Not to sound like I’m unsympathetic — which I kind of am — but who the fuck cares? Does anyone really follow or watch the AFL? Well, to my surprise, apparently so. Its popularity has increased in the last decade and attendance is up (the average per game for 2007 was 12,415). The USA Today even considered it the United States' fifth major sport. But for some reason the league has floundered financially. The New Orleans VooDoo folded in October despite strong attendance, nearly the best in the AFL. When one of your most popular franchises goes under, something’s wrong.

What's wrong? I haven't read anything that actually spells it out, but I assume a few of the usual suspects — oh, like corporate greed and inflated administrator and player salaries — are to blame.

I'm sure ESPN is quite pissed. “The Leader,” as many like to call it, bought exclusive rights to all AFL related multimedia in 2006, as well as a minority share of the league’s ownership. Ever wonder why ESPN is endlessly touting arena football during other sporting events? That’s why. Just as in 2004 when the NHL cancelled its season, ESPN is now burdened with large chunks of open programming (which it paid a ton of money for), though I’m sure they’ll have no trouble filling it. I suggest bringing back a reliable time filler from the network’s early days: Aussie Rules.

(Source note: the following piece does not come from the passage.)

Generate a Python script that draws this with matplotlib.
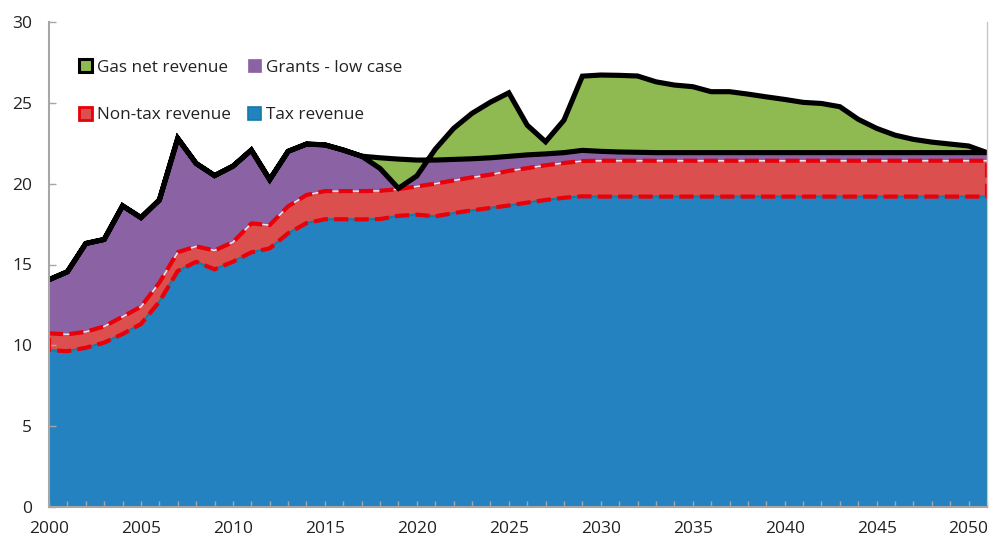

As if it wasn’t obvious already, I don’t really care. Sure, I’m a football fan, and arena football is football, but…no. Although it was cool and exotic at first, arena football lost all its appeal to me when the Iowa Barnstormers relocated to New York in 2000. The league didn’t like Des Moines because it was a smaller media market, and also because they desired a larger, more modern facility than “The Barn.” The team’s success and loyal following wasn’t convincing enough to keep the Barnstormers in the Hawkeye State. (The AFL did, however, award Des Moines with an afl2 team in 2001, but the franchise went on hiatus until this year.)

The whole ordeal really exposed the AFL for what it really was: a mini-NFL (literally, too) used to enhance the business portfolios and pocketbooks of corporations and millionaires too poor to play with the big dogs. It was a stepping stone and the league exploded with expansion in mid-sized media markets throughout the country. Most of the teams failed, and it looks like the whole concept is on the brink.

AFL execs are now looking for a bailout. No, not from the government (thankfully), but from someone willing to buy the whole thing and save it from ruin (at least the owners; the way I think of it, bailouts are welfare for rich people). In October AFL owners approved a $100 million deal with a company called Platinum Equity. I’ve never heard of them, but they would have taken managerial control of the league. However, the deal hasn’t been finalized, so it looks as if the AFL will have to keep searching for a charitable buyer.

Although the 2009 season looks to be a loss, the league hopes to be up and running again for 2010. In the meantime, I’m looking forward to watching the real AFL — the Australian Football League.